[Information shown]:
────────────────────
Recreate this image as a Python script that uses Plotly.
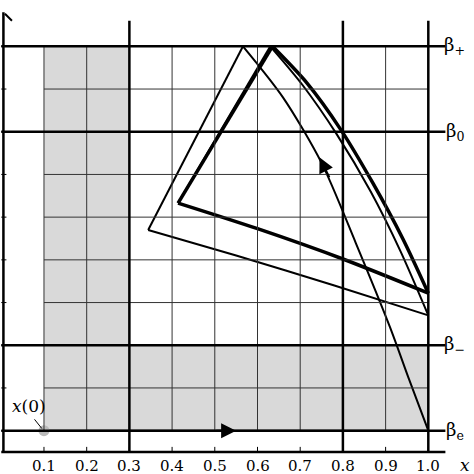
import plotly.graph_objects as go

x_ticks = [0.1,0.2,0.3,0.4,0.5,0.6,0.7,0.8,0.9,1.0]
x_tick_labels = ["0.1","0.2","0.3","0.4","0.5","0.6","0.7","0.8","0.9","1.0"]
y_grid = [0.05,0.15,0.25,0.35,0.45,0.55,0.65,0.75,0.85,0.95]
beta_names = ["β<sub>+</sub>","β<sub>0</sub>","β<sub>−</sub>","β<sub>e</sub>"]
beta_vals = [0.95,0.75,0.25,0.05]
thick_x = [0.3,0.8,1.0]

seg1_x = [0.1,1.0]; seg1_y = [0.05,0.05]
seg2_x = [1.0,0.955,0.91,0.83,0.75,0.66,0.566]
seg2_y = [0.05,0.17,0.293,0.49,0.677,0.83,0.95]
seg3_x = [0.566,0.344]; seg3_y = [0.95,0.52]
seg4_x = [0.344,0.55,0.78,1.0]; seg4_y = [0.52,0.46,0.39,0.32]
seg5_x = [1.0,0.935,0.865,0.785,0.705,0.63]
seg5_y = [0.32,0.47,0.61,0.745,0.86,0.95]
seg6_x = [0.63,0.414]; seg6_y = [0.95,0.583]
cyc_a_x = [0.414,0.60,0.80,1.0]; cyc_a_y = [0.583,0.523,0.452,0.372]
cyc_b_x = [1.0,0.94,0.87,0.795,0.715,0.635]
cyc_b_y = [0.372,0.50,0.63,0.755,0.865,0.95]
cyc_c_x = [0.635,0.414]; cyc_c_y = [0.95,0.583]

fig = go.Figure()
shapes = []
shapes.append(dict(type="rect",x0=0.1,x1=0.3,y0=0.05,y1=0.95,fillcolor="#d9d9d9",line_width=0,layer="below"))
shapes.append(dict(type="rect",x0=0.1,x1=1.0,y0=0.05,y1=0.25,fillcolor="#d9d9d9",line_width=0,layer="below"))
for xv in x_ticks:
    shapes.append(dict(type="line",x0=xv,x1=xv,y0=0.05,y1=0.95,line=dict(color="#333",width=1)))
for yv in y_grid:
    shapes.append(dict(type="line",x0=0.1,x1=1.0,y0=yv,y1=yv,line=dict(color="#333",width=1)))
for xv in thick_x:
    shapes.append(dict(type="line",x0=xv,x1=xv,y0=0,y1=1.01,line=dict(color="black",width=2.5)))
for yv in beta_vals:
    shapes.append(dict(type="line",x0=0,x1=1.04,y0=yv,y1=yv,line=dict(color="black",width=2.5)))
shapes.append(dict(type="line",x0=0.005,x1=0.005,y0=0,y1=1.03,line=dict(color="black",width=2.5)))
shapes.append(dict(type="line",x0=0,x1=1.04,y0=0,y1=0,line=dict(color="black",width=2.5)))
for xv in x_ticks:
    shapes.append(dict(type="line",x0=xv,x1=xv,y0=0,y1=0.012,line=dict(color="black",width=1)))
for yv in y_grid:
    shapes.append(dict(type="line",x0=0,x1=0.012,y0=yv,y1=yv,line=dict(color="black",width=1)))

for sx,sy in [(seg1_x,seg1_y),(seg2_x,seg2_y),(seg3_x,seg3_y),(seg4_x,seg4_y),(seg5_x,seg5_y),(seg6_x,seg6_y)]:
    fig.add_trace(go.Scatter(x=sx,y=sy,mode="lines",line=dict(color="black",width=2,shape="spline",smoothing=0.8),hoverinfo="skip"))
for sx,sy in [(cyc_a_x,cyc_a_y),(cyc_b_x,cyc_b_y),(cyc_c_x,cyc_c_y)]:
    fig.add_trace(go.Scatter(x=sx,y=sy,mode="lines",line=dict(color="black",width=3.5,shape="spline",smoothing=0.8),hoverinfo="skip"))
fig.add_trace(go.Scatter(x=[0.1],y=[0.05],mode="markers",marker=dict(color="#bbbbbb",size=11),hoverinfo="skip"))

anns = []
anns.append(dict(x=0.55,y=0.05,ax=0.50,ay=0.05,xref="x",yref="y",axref="x",ayref="y",showarrow=True,arrowhead=2,arrowsize=1.5,arrowwidth=2,arrowcolor="black",text=""))
anns.append(dict(x=0.745,y=0.69,ax=0.77,ay=0.64,xref="x",yref="y",axref="x",ayref="y",showarrow=True,arrowhead=2,arrowsize=1.5,arrowwidth=2,arrowcolor="black",text=""))
for n,v in zip(beta_names,beta_vals):
    anns.append(dict(x=1.062,y=v,xref="x",yref="y",text=n,showarrow=False,font=dict(size=18,family="DejaVu Serif",color="black")))
for xv,t in zip(x_ticks,x_tick_labels):
    anns.append(dict(x=xv,y=-0.033,xref="x",yref="y",text=t,showarrow=False,font=dict(size=15,family="DejaVu Serif",color="black")))
anns.append(dict(x=1.087,y=-0.03,xref="x",yref="y",text="<i>x</i>",showarrow=False,font=dict(size=17,family="DejaVu Serif",color="black")))
anns.append(dict(x=0.065,y=0.108,xref="x",yref="y",text="<i>x</i>(0)",showarrow=False,font=dict(size=17,family="DejaVu Serif",color="black")))
anns.append(dict(x=0.095,y=0.055,ax=0.075,ay=0.08,xref="x",yref="y",axref="x",ayref="y",showarrow=True,arrowhead=0,arrowwidth=1,arrowcolor="black",text=""))
anns.append(dict(x=0.025,y=1.01,ax=0.005,ay=1.03,xref="x",yref="y",axref="x",ayref="y",showarrow=True,arrowhead=0,arrowwidth=2,arrowcolor="black",text=""))

fig.update_layout(width=474,height=474,margin=dict(l=0,r=0,t=0,b=0),
    plot_bgcolor="white",paper_bgcolor="white",showlegend=False,shapes=shapes,annotations=anns,
    xaxis=dict(range=[-0.003,1.107],visible=False),
    yaxis=dict(range=[-0.0515,1.0585],visible=False))
fig.write_html("out.html", config={"displayModeBar": False}, post_script="document.body.style.margin='0';")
────────────────────
Extract, word for word, each line from the top of the data down to and including the line with "cyc_c_x = [0.635,0.414];"; skip the pictures.

[Right answer]:
Recreate this image as a Python script that uses Plotly.
import plotly.graph_objects as go

x_ticks = [0.1,0.2,0.3,0.4,0.5,0.6,0.7,0.8,0.9,1.0]
x_tick_labels = ["0.1","0.2","0.3","0.4","0.5","0.6","0.7","0.8","0.9","1.0"]
y_grid = [0.05,0.15,0.25,0.35,0.45,0.55,0.65,0.75,0.85,0.95]
beta_names = ["β<sub>+</sub>","β<sub>0</sub>","β<sub>−</sub>","β<sub>e</sub>"]
beta_vals = [0.95,0.75,0.25,0.05]
thick_x = [0.3,0.8,1.0]

seg1_x = [0.1,1.0]; seg1_y = [0.05,0.05]
seg2_x = [1.0,0.955,0.91,0.83,0.75,0.66,0.566]
seg2_y = [0.05,0.17,0.293,0.49,0.677,0.83,0.95]
seg3_x = [0.566,0.344]; seg3_y = [0.95,0.52]
seg4_x = [0.344,0.55,0.78,1.0]; seg4_y = [0.52,0.46,0.39,0.32]
seg5_x = [1.0,0.935,0.865,0.785,0.705,0.63]
seg5_y = [0.32,0.47,0.61,0.745,0.86,0.95]
seg6_x = [0.63,0.414]; seg6_y = [0.95,0.583]
cyc_a_x = [0.414,0.60,0.80,1.0]; cyc_a_y = [0.583,0.523,0.452,0.372]
cyc_b_x = [1.0,0.94,0.87,0.795,0.715,0.635]
cyc_b_y = [0.372,0.50,0.63,0.755,0.865,0.95]
cyc_c_x = [0.635,0.414]; cyc_c_y = [0.95,0.583]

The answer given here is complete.